Copy, exactly as written, the lines that begin at the one containing "Reproduce this diagram with SVG." and end at the one containing "import matplotlib.pyplot as plt". Skip any pictures in the data below.

>> BEGIN Record excerpts

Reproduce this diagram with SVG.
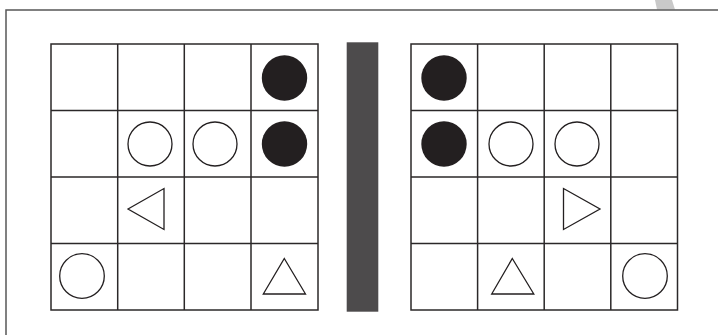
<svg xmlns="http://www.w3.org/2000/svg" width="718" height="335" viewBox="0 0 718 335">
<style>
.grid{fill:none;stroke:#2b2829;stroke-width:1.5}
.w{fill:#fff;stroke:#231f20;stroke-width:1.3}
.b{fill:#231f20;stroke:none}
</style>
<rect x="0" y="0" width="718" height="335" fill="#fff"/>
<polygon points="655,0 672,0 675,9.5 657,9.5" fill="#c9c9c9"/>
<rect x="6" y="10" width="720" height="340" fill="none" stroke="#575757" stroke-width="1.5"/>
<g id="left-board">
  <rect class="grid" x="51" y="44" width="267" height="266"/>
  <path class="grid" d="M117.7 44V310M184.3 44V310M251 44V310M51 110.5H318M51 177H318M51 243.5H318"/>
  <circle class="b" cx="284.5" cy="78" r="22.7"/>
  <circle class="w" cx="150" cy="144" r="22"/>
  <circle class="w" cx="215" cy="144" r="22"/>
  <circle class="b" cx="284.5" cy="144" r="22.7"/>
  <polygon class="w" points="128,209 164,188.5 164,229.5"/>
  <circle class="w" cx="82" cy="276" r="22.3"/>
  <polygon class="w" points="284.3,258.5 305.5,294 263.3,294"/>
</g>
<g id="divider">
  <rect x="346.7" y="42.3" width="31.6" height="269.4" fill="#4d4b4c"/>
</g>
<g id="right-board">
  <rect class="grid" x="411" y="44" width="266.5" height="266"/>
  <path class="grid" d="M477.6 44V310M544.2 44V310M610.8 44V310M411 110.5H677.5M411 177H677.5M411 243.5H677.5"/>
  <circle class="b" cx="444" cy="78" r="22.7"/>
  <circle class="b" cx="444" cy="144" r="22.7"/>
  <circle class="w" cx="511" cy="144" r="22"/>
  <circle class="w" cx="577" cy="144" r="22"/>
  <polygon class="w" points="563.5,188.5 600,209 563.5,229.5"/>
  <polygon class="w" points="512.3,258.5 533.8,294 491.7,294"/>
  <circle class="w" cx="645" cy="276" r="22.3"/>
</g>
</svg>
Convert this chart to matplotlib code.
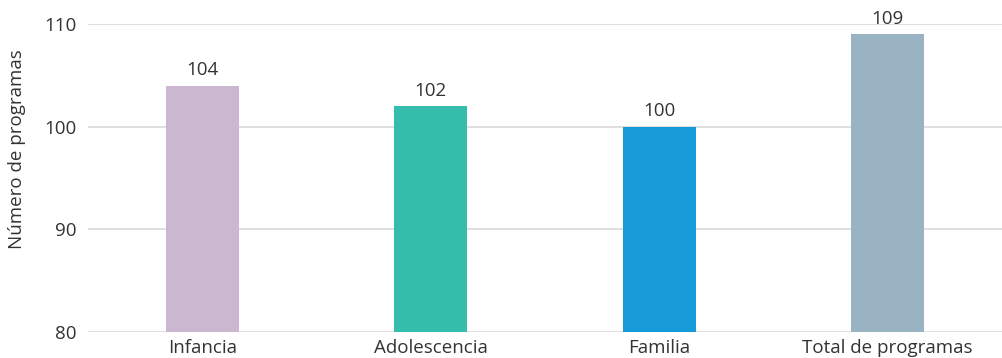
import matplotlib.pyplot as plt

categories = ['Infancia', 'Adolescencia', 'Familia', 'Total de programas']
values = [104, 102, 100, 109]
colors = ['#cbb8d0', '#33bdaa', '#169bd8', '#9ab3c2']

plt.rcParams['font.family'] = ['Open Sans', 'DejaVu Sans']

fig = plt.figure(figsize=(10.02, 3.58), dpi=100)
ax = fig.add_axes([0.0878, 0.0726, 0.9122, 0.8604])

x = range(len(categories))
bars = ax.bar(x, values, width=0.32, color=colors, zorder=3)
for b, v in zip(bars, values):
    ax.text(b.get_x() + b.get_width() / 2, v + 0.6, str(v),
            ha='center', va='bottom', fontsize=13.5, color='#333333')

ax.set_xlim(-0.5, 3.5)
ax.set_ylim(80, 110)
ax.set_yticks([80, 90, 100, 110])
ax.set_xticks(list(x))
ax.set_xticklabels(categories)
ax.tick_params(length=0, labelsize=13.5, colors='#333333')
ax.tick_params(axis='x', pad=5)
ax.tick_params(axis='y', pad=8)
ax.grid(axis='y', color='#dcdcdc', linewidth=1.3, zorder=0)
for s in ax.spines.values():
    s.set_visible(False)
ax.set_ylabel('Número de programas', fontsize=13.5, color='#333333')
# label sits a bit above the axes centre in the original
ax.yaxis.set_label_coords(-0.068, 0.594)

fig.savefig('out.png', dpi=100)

>> END Record excerpts
>> BEGIN Record excerpts

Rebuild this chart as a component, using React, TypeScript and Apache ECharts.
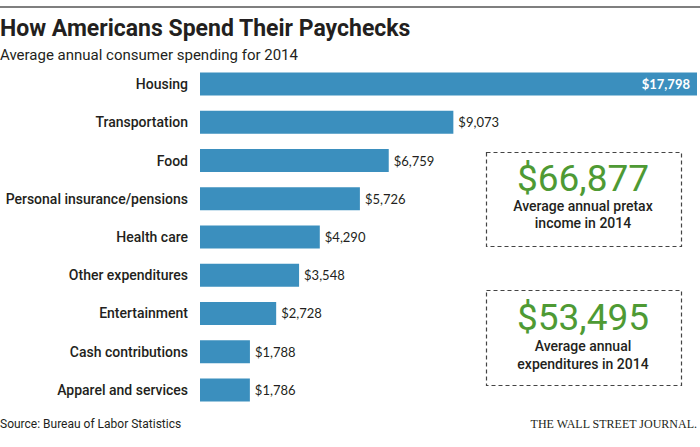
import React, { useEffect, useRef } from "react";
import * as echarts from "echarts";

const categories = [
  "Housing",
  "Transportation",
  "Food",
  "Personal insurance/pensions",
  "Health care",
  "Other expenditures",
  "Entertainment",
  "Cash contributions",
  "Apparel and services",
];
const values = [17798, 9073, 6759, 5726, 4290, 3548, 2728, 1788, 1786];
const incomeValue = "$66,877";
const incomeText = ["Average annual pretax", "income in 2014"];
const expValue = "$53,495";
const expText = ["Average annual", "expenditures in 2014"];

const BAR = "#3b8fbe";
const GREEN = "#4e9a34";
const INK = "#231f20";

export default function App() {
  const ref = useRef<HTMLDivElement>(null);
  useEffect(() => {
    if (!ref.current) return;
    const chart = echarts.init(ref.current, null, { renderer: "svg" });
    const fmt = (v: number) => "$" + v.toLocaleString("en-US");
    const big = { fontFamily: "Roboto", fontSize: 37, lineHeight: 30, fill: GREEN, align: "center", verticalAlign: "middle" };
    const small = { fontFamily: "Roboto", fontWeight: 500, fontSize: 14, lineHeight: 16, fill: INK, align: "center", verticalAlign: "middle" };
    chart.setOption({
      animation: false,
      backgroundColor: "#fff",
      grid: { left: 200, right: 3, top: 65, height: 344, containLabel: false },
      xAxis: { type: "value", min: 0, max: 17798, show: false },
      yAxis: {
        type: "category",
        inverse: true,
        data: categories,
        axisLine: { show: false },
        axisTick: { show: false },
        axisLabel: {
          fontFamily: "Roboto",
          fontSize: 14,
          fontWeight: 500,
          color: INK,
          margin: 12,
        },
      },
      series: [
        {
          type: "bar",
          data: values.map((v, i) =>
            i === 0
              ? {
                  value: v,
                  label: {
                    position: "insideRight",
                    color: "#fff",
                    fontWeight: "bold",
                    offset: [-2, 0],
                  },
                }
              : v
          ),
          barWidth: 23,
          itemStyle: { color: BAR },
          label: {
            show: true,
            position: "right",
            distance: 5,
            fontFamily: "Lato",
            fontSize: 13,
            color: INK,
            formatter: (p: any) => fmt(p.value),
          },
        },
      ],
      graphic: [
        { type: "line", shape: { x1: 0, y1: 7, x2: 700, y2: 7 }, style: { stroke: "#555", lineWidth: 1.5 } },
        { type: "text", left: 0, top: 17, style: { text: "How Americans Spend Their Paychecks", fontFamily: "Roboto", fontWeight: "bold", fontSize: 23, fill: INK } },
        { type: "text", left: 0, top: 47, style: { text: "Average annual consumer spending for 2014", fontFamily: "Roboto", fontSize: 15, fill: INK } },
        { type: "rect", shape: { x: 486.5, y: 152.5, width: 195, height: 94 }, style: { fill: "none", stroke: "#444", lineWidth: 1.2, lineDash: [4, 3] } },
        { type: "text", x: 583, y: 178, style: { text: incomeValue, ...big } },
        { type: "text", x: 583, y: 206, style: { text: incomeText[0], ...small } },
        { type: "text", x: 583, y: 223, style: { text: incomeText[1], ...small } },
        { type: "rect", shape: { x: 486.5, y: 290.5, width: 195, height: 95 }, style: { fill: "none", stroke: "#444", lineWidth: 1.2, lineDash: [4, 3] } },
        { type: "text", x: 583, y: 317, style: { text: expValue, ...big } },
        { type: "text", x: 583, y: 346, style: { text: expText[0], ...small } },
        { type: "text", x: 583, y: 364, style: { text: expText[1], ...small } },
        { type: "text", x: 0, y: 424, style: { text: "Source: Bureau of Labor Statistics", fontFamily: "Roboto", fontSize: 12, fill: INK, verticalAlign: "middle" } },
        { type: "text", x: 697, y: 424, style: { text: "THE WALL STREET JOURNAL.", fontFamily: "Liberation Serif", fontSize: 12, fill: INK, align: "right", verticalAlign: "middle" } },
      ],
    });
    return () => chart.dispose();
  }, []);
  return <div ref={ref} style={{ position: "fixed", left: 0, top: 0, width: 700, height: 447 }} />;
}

>> END Record excerpts

Expected answer:
Reproduce this diagram with SVG.
<svg xmlns="http://www.w3.org/2000/svg" width="718" height="335" viewBox="0 0 718 335">
<style>
.grid{fill:none;stroke:#2b2829;stroke-width:1.5}
.w{fill:#fff;stroke:#231f20;stroke-width:1.3}
.b{fill:#231f20;stroke:none}
</style>
<rect x="0" y="0" width="718" height="335" fill="#fff"/>
<polygon points="655,0 672,0 675,9.5 657,9.5" fill="#c9c9c9"/>
<rect x="6" y="10" width="720" height="340" fill="none" stroke="#575757" stroke-width="1.5"/>
<g id="left-board">
  <rect class="grid" x="51" y="44" width="267" height="266"/>
  <path class="grid" d="M117.7 44V310M184.3 44V310M251 44V310M51 110.5H318M51 177H318M51 243.5H318"/>
  <circle class="b" cx="284.5" cy="78" r="22.7"/>
  <circle class="w" cx="150" cy="144" r="22"/>
  <circle class="w" cx="215" cy="144" r="22"/>
  <circle class="b" cx="284.5" cy="144" r="22.7"/>
  <polygon class="w" points="128,209 164,188.5 164,229.5"/>
  <circle class="w" cx="82" cy="276" r="22.3"/>
  <polygon class="w" points="284.3,258.5 305.5,294 263.3,294"/>
</g>
<g id="divider">
  <rect x="346.7" y="42.3" width="31.6" height="269.4" fill="#4d4b4c"/>
</g>
<g id="right-board">
  <rect class="grid" x="411" y="44" width="266.5" height="266"/>
  <path class="grid" d="M477.6 44V310M544.2 44V310M610.8 44V310M411 110.5H677.5M411 177H677.5M411 243.5H677.5"/>
  <circle class="b" cx="444" cy="78" r="22.7"/>
  <circle class="b" cx="444" cy="144" r="22.7"/>
  <circle class="w" cx="511" cy="144" r="22"/>
  <circle class="w" cx="577" cy="144" r="22"/>
  <polygon class="w" points="563.5,188.5 600,209 563.5,229.5"/>
  <polygon class="w" points="512.3,258.5 533.8,294 491.7,294"/>
  <circle class="w" cx="645" cy="276" r="22.3"/>
</g>
</svg>
Convert this chart to matplotlib code.
import matplotlib.pyplot as plt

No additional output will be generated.